### Written request
Among the entries that follow, locate the line with "Generate a Python" and the line with "ax.set_ylim(-0.5, n - 0.5)". Output those lines and all lines in between, exactly, minus the pictures.

### Material provided
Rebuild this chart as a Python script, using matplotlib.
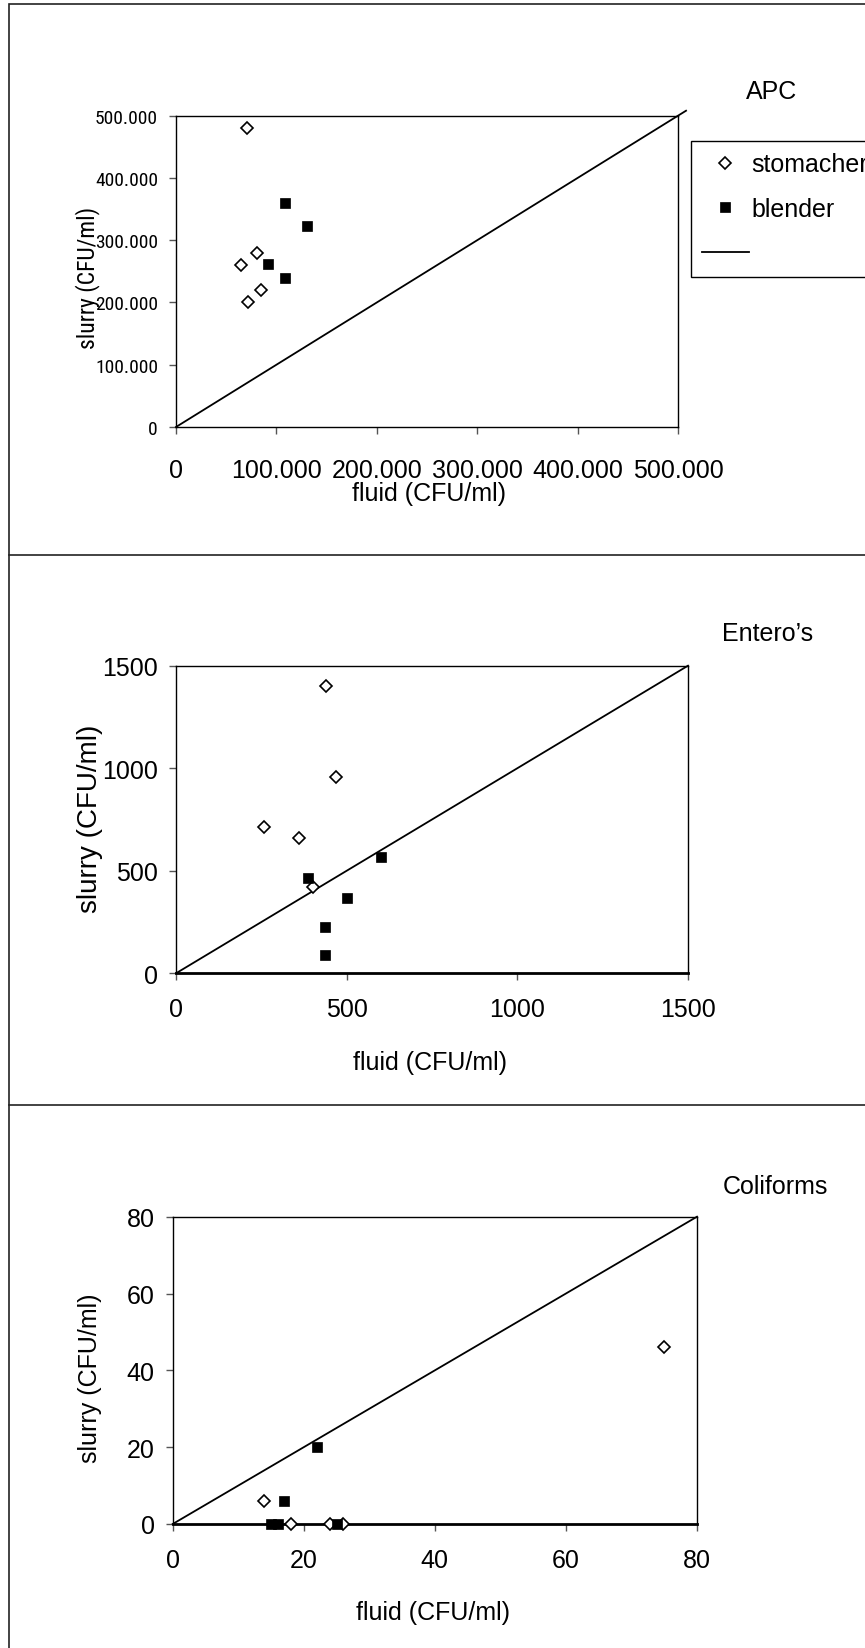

---

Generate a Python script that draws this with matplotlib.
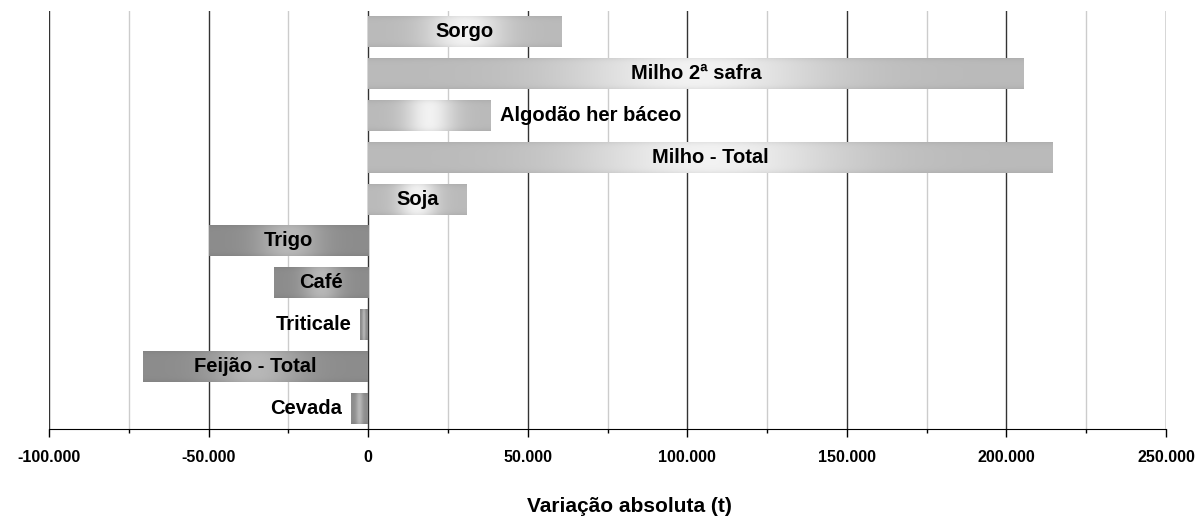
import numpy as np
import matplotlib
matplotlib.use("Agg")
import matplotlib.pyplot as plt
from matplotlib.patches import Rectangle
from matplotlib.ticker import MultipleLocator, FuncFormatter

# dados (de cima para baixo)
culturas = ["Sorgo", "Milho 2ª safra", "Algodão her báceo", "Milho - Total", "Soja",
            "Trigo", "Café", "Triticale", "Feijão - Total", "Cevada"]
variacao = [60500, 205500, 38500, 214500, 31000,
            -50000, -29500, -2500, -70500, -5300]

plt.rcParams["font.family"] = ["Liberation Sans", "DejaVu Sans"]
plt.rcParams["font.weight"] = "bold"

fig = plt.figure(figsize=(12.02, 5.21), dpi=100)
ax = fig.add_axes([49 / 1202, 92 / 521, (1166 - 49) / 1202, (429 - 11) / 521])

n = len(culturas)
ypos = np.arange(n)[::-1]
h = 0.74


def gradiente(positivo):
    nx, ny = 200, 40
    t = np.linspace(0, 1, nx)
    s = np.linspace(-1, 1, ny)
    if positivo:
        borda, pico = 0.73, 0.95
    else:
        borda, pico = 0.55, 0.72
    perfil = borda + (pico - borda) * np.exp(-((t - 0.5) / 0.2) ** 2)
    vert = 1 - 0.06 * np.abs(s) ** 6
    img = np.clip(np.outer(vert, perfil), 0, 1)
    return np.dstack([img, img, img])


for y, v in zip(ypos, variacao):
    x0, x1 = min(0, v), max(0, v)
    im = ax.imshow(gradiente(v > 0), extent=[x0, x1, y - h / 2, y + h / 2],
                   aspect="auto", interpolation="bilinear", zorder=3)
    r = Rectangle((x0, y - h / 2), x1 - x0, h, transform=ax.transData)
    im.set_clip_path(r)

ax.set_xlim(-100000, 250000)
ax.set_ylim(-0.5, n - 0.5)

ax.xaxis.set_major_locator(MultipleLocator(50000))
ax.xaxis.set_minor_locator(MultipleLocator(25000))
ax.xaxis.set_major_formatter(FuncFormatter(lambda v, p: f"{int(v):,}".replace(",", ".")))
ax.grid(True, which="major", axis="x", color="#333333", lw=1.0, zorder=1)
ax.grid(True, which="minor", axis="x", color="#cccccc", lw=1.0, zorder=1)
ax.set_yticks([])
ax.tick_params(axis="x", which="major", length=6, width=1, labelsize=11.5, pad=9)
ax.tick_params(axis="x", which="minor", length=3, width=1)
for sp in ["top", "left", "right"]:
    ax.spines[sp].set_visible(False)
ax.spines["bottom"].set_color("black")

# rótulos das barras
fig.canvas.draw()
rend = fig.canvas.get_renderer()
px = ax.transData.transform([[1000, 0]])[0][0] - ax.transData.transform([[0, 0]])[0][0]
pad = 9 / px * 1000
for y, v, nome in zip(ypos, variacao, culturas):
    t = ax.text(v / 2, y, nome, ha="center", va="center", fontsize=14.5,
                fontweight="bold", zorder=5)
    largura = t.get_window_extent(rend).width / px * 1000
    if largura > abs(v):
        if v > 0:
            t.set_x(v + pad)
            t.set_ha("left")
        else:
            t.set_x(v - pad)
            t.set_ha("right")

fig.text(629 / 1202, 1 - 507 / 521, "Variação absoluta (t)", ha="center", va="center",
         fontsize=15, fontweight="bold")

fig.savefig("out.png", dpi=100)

### Task output
Generate a Python script that draws this with matplotlib.
import numpy as np
import matplotlib
matplotlib.use("Agg")
import matplotlib.pyplot as plt
from matplotlib.patches import Rectangle
from matplotlib.ticker import MultipleLocator, FuncFormatter

# dados (de cima para baixo)
culturas = ["Sorgo", "Milho 2ª safra", "Algodão her báceo", "Milho - Total", "Soja",
            "Trigo", "Café", "Triticale", "Feijão - Total", "Cevada"]
variacao = [60500, 205500, 38500, 214500, 31000,
            -50000, -29500, -2500, -70500, -5300]

plt.rcParams["font.family"] = ["Liberation Sans", "DejaVu Sans"]
plt.rcParams["font.weight"] = "bold"

fig = plt.figure(figsize=(12.02, 5.21), dpi=100)
ax = fig.add_axes([49 / 1202, 92 / 521, (1166 - 49) / 1202, (429 - 11) / 521])

n = len(culturas)
ypos = np.arange(n)[::-1]
h = 0.74


def gradiente(positivo):
    nx, ny = 200, 40
    t = np.linspace(0, 1, nx)
    s = np.linspace(-1, 1, ny)
    if positivo:
        borda, pico = 0.73, 0.95
    else:
        borda, pico = 0.55, 0.72
    perfil = borda + (pico - borda) * np.exp(-((t - 0.5) / 0.2) ** 2)
    vert = 1 - 0.06 * np.abs(s) ** 6
    img = np.clip(np.outer(vert, perfil), 0, 1)
    return np.dstack([img, img, img])


for y, v in zip(ypos, variacao):
    x0, x1 = min(0, v), max(0, v)
    im = ax.imshow(gradiente(v > 0), extent=[x0, x1, y - h / 2, y + h / 2],
                   aspect="auto", interpolation="bilinear", zorder=3)
    r = Rectangle((x0, y - h / 2), x1 - x0, h, transform=ax.transData)
    im.set_clip_path(r)

ax.set_xlim(-100000, 250000)
ax.set_ylim(-0.5, n - 0.5)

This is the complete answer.